The Digital Library Federation defines digital libraries (DLs) as “organisations that provide the resources, including the specialised staff, to select, structure, offer intellectual access to, interpret, distribute, preserve the integrity of, and ensure the persistence over time of collections of digital works so that they are readily available for use by a defined community or set of communities” (http://gale.cengage.com/usnewspapers/index.htm; Bruns, 2007). Similarly, in the UK, 19th century British Library newspaper and old books are being digitized and preserved (Ashling, 2008) by British Library. Additionally, the Library will build a secure national digital archive of 300 terabytes to store all publications born digitally like CD-ROMS and electronic journals. Alongside this development, the National Archives have been tasked with securing Whitehall’s digital legacy by preserving government information that is born digital (Griffin, 2007). Other parts of the world like Australia and Singapore are also embarking upon such initiatives.

Key Terms in this Chapter

System Architecture: The design and representation of a system in which there is a mapping of functionality onto hardware and software components, a mapping of software architecture onto the hardware architecture, and the human interaction with these components to form a software or information retrieval system.

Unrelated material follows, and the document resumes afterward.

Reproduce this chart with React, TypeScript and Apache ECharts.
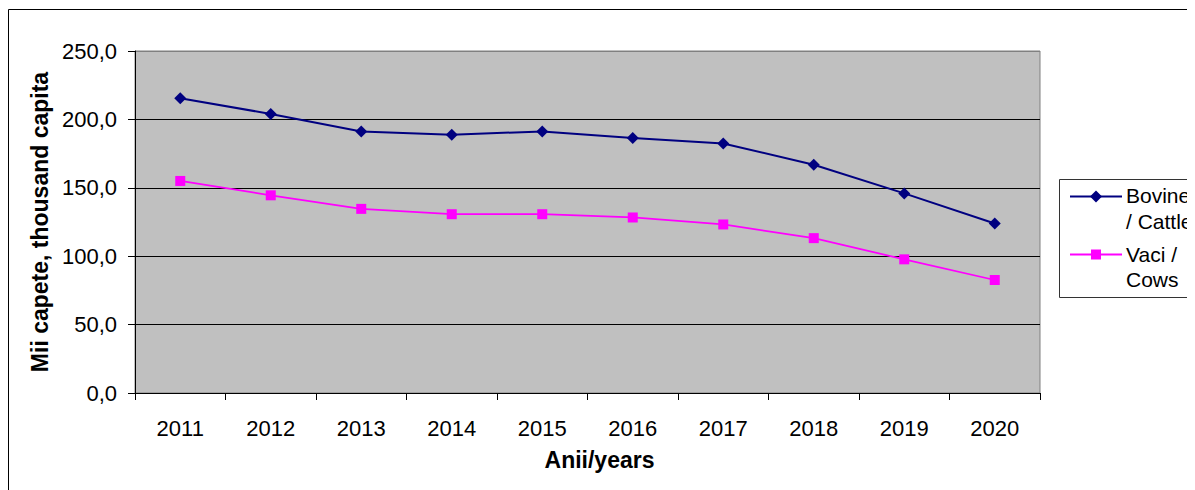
import React, { useEffect, useRef } from "react";
import * as echarts from "echarts";

const years = ["2011", "2012", "2013", "2014", "2015", "2016", "2017", "2018", "2019", "2020"];
const bovine = [215.5, 204.0, 191.2, 188.8, 191.2, 186.4, 182.4, 166.9, 145.9, 123.9];
const vaci = [155.0, 144.5, 134.6, 130.7, 130.7, 128.3, 123.2, 113.2, 97.7, 82.6];
const yTickLabels = ["0,0", "50,0", "100,0", "150,0", "200,0", "250,0"];
const seriesNames = ["Bovine / Cattle", "Vaci / Cows"];
const legendLines = [["Bovine", "/ Cattle"], ["Vaci /", "Cows"]];
const colors = ["#000080", "#FF00FF"];

const FONT = "'Liberation Sans', Arial, sans-serif";

export default function App() {
  const ref = useRef<HTMLDivElement>(null);

  useEffect(() => {
    document.documentElement.style.overflow = "hidden";
    document.body.style.overflow = "hidden";
    const chart = echarts.init(ref.current!, undefined, { renderer: "svg" });

    const legendX = 1051;
    const legendY = 171;
    const iconX1 = 1062;
    const iconX2 = 1114;
    const textX = 1118;
    const rowY = [187.7, 246];
    const lh = 25.5;

    const legendGraphics: any[] = [
      {
        type: "rect",
        shape: { x: legendX + 0.5, y: legendY + 0.5, width: 200, height: 118 },
        style: { fill: "#fff", stroke: "#333", lineWidth: 1 },
        z: 10,
      },
    ];
    legendLines.forEach((lines, i) => {
      const y = Math.round(rowY[i]) + 0.5;
      legendGraphics.push({
        type: "line",
        shape: { x1: iconX1, y1: y, x2: iconX2, y2: y },
        style: { stroke: colors[i], lineWidth: 2 },
        z: 11,
      });
      const cx = (iconX1 + iconX2) / 2;
      if (i === 0) {
        legendGraphics.push({
          type: "polygon",
          shape: { points: [[cx, y - 6], [cx + 6, y], [cx, y + 6], [cx - 6, y]] },
          style: { fill: colors[i] },
          z: 12,
        });
      } else {
        legendGraphics.push({
          type: "rect",
          shape: { x: cx - 5, y: y - 5, width: 10, height: 10 },
          style: { fill: colors[i] },
          z: 12,
        });
      }
      lines.forEach((t, j) => {
        legendGraphics.push({
          type: "text",
          x: textX,
          y: rowY[i] + j * lh,
          style: {
            text: t,
            fill: "#000",
            font: `21px ${FONT}`,
            verticalAlign: "middle",
            align: "left",
          },
          z: 12,
        });
      });
    });

    chart.setOption({
      animation: false,
      backgroundColor: "#fff",
      textStyle: { fontFamily: FONT },
      grid: {
        left: 127,
        top: 43,
        width: 905,
        height: 342,
        containLabel: false,
        outerBoundsMode: "none",
        show: true,
        backgroundColor: "#C0C0C0",
        borderColor: "#808080",
        borderWidth: 1,
      },
      legend: { show: false, data: seriesNames },
      xAxis: {
        type: "category",
        data: years,
        boundaryGap: true,
        name: "Anii/years",
        nameLocation: "middle",
        nameGap: 55,
        nameTextStyle: {
          fontSize: 23,
          fontWeight: "bold",
          color: "#000",
          fontFamily: FONT,
          padding: [0, 0, 0, 24],
        },
        axisLine: { lineStyle: { color: "#000", width: 1 } },
        axisTick: { show: true, length: 7, inside: false, lineStyle: { color: "#000" } },
        axisLabel: { fontSize: 22, color: "#000", margin: 24, fontFamily: FONT },
        splitLine: { show: false },
      },
      yAxis: {
        type: "value",
        min: 0,
        max: 250,
        interval: 50,
        name: "Mii capete, thousand capita",
        nameLocation: "middle",
        nameGap: 81,
        nameTextStyle: {
          fontSize: 23,
          fontWeight: "bold",
          color: "#000",
          fontFamily: FONT,
        },
        axisLine: { show: true, lineStyle: { color: "#000", width: 1 } },
        axisTick: { show: true, length: 7, inside: false, lineStyle: { color: "#000" } },
        axisLabel: {
          fontSize: 22,
          color: "#000",
          margin: 18,
          fontFamily: FONT,
          formatter: (v: number) => yTickLabels[Math.round(v / 50)] ?? String(v),
        },
        splitLine: {
          show: true,
          lineStyle: { color: ["#000", "#000", "#000", "#000", "#000", "#808080"], width: 1 },
        },
      },
      series: [
        {
          name: seriesNames[0],
          type: "line",
          data: bovine,
          symbol: "diamond",
          symbolSize: 12,
          lineStyle: { color: colors[0], width: 2 },
          itemStyle: { color: colors[0] },
          z: 3,
        },
        {
          name: seriesNames[1],
          type: "line",
          data: vaci,
          symbol: "rect",
          symbolSize: 10,
          lineStyle: { color: colors[1], width: 1.75 },
          itemStyle: { color: colors[1] },
          z: 2,
        },
      ],
      graphic: [
        {
          type: "rect",
          shape: { x: 0.5, y: 1.5, width: 1400, height: 700 },
          style: { fill: "none", stroke: "#000", lineWidth: 1 },
          z: 20,
          silent: true,
        },
        ...legendGraphics,
      ],
    });

    return () => chart.dispose();
  }, []);

  return <div ref={ref} style={{ width: 1187, height: 482 }} />;
}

Metadata: Metadata is data about data, or information about information. Metadata are documentation about documents and objects; they describe resources, indicate where they are located, and outline what is required in order to use them successfully. Metadata are data associated with objects which relieves their potential users of having to have full advanced knowledge of their existence or characteristics. Metadata are data that describe attributes of a resource, characterize its relationships, support its discovery and effective use, and exists in an electronic environment.

Digital Archives: An information retrieval system that stores digitized primary sources of information and is accessible by computers for browsing, search, and retrieval. The digital content, generally grouped by provenance and original order, may be stored locally, or accessed remotely via computer networks. The content is usually unique and one-of-a-kind and cannot be found or consulted at any other location except at the archive that holds them.

Virtual Exhibitions: A Web-based hypermedia collection of captured or rendered multidimensional information objects, possibly stored in distributed networks, designed around a specific theme, topic concept or idea, and harnessed with state-of-art technology and architecture to deliver a user-centered and engaging experience of discovery, learning, contributing, and being entertained through its nature of its dynamic product and service offerings.